Would you fly in an airplane that was produced by a 3D printer?
Don’t be too quick to say “No.” As a recent article in Industry Week (”Mastering the Hybrid Factory”) makes clear, that possibility is a lot closer than most people imagine. In fact, according to the article, the engine-maker Pratt and Whitney has already flight-tested engines containing 3D printed parts, and is now in the process of having them certified for commercial use.
Here is a video, filmed at the 3D Printshow in London, which shows the various items that can now be 3D printed: (click on image to view video)
3D printing (or additive manufacturing as it’s also known) has been used for a few decades for prototyping new products. As I wrote in my last blog post, it gives design engineers the ability to rapidly produce prototypes and has closed the gap between design and build, shortening new product introductions and saving some manufacturers millions of dollars.
But now the technology is starting to move to the actual production floor in some applications. And if you think the manufacturing world has seen a lot of change in recent years, you haven’t seen anything yet!
Start with the issue of waste. Traditional manufacturing methods are “subtractive,” meaning material is removed by milling and cutting until the piece has reached the desired dimensions. By contrast, 3D printing is “additive,” meaning material is built up layer by layer until the piece is finished. As a result, there is literally zero material waste. It’s the ultimate Lean manufacturing method.
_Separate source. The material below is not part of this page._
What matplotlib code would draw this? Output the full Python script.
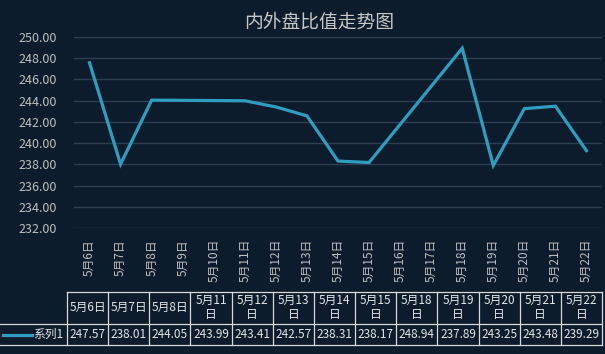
import matplotlib.pyplot as plt

plt.rcParams['font.family'] = ['Noto Sans CJK SC', 'DejaVu Sans']

# trading days (May) and values
days = [6, 7, 8, 11, 12, 13, 14, 15, 18, 19, 20, 21, 22]
values = [247.57, 238.01, 244.05, 243.99, 243.41, 242.57, 238.31, 238.17,
          248.94, 237.89, 243.25, 243.48, 239.29]
axis_days = list(range(6, 23))
series_name = "系列1"
title = "内外盘比值走势图"

BG = "#0c1c2c"
TXT = "#bfbfbf"
LINE = "#2f9dbf"
W, H = 605, 354

fig = plt.figure(figsize=(6.05, 3.54), dpi=100, facecolor=BG)
ax = fig.add_axes([74 / W, 1 - 228 / H, 528 / W, 191 / H], facecolor=BG)

ax.plot(days, values, color=LINE, linewidth=2.3, solid_joinstyle="miter")

ax.set_xlim(5.5, 22.5)
ax.set_ylim(232, 250)
ax.set_yticks(range(232, 251, 2))
ax.set_yticklabels([f"{v:.2f}" for v in range(232, 251, 2)])
ax.set_xticks(axis_days)
ax.set_xticklabels([f"5月{d}日" for d in axis_days], rotation=90)
ax.tick_params(colors=TXT, labelsize=8.5, length=0)
ax.tick_params(axis="y", labelsize=9, pad=12)
ax.tick_params(axis="x", pad=8)
ax.grid(axis="y", color="#2e3f50", linewidth=1)
ax.set_axisbelow(True)
for s in ax.spines.values():
    s.set_visible(False)

fig.text(319 / W, 1 - 22 / H, title, color="#c8c8c8", fontsize=13.5,
         ha="center", va="center")

# data table underneath, drawn in pixel units
tax = fig.add_axes([0, 0, 1, 1])
tax.set_xlim(0, W)
tax.set_ylim(H, 0)
tax.axis("off")

x0, cw = 67, (602 - 67) / len(days)
y_top, y_mid, y_bot = 291.5, 324, 345
xs = [x0 + i * cw for i in range(len(days) + 1)]
edge = dict(color="#d9d9d9", linewidth=0.9)

tax.plot([x0, xs[-1]], [y_top, y_top], **edge)
tax.plot([0, xs[-1]], [y_mid, y_mid], **edge)
tax.plot([0, xs[-1]], [y_bot, y_bot], **edge)
for x in xs:
    tax.plot([x, x], [y_top, y_bot], **edge)

for i, (d, v) in enumerate(zip(days, values)):
    cx = x0 + (i + 0.5) * cw
    lab = f"5月{d}日" if d < 10 else f"5月{d}\n日"
    tax.text(cx, (y_top + y_mid) / 2, lab, color="#e6e6e6", fontsize=8.5,
             ha="center", va="center", linespacing=1.1)
    tax.text(cx, (y_mid + y_bot) / 2, f"{v:.2f}", color="#e6e6e6",
             fontsize=8.5, ha="center", va="center")

tax.plot([3, 32], [335, 335], color=LINE, linewidth=2.3)
tax.text(x0 - 4, (y_mid + y_bot) / 2, series_name, color="#e6e6e6",
         fontsize=8.5, ha="right", va="center")

fig.savefig("out.png", dpi=100, facecolor=BG)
Another advantage is the ability to manufacture certain geometries, such as hollow parts, that would be impractical with traditional methods. Pratt and Whitney COO Paul Adams says in the article, “With these technologies, you can make parts that have geometries that are not achievable using investment casting or tooling.” He adds, “… a technology that allows us to make hollow parts that weigh less and are less expensive to produce is very, very powerful.”
The real revolution, however, may be the possibility of using 3D printing to achieve mass customization, where we can produce parts and products that are individually customized by order. It’s the ultimate “build to an order of one” concept. Since Henry Ford invented the production line, mass production has meant making the same part exactly the same way, over and over.
For the first time in a hundred years, that may be changing.
Dave Burns, COO and president of ExOne, an additive manufacturer, says in the article: “The ability to, at zero additional cost, truly customize every product you make in the same manufacturing sequence is something we have talked about forever in manufacturing, but there hadn’t been a practical way to do it. Well, now there is.”
Of course, there are still limitations. For one, 3D printing is currently too slow for most manufacturing applications, and the technology is only beginning to be production-ready. But for many uses, 3D printing is simply too powerful a technology to ignore. And it is taking off fast.
If your design processes and manufacturing operations are having trouble keeping up in today’s manufacturing world, it might be time to look up. That plane you hear overhead could be the competition flying right past you.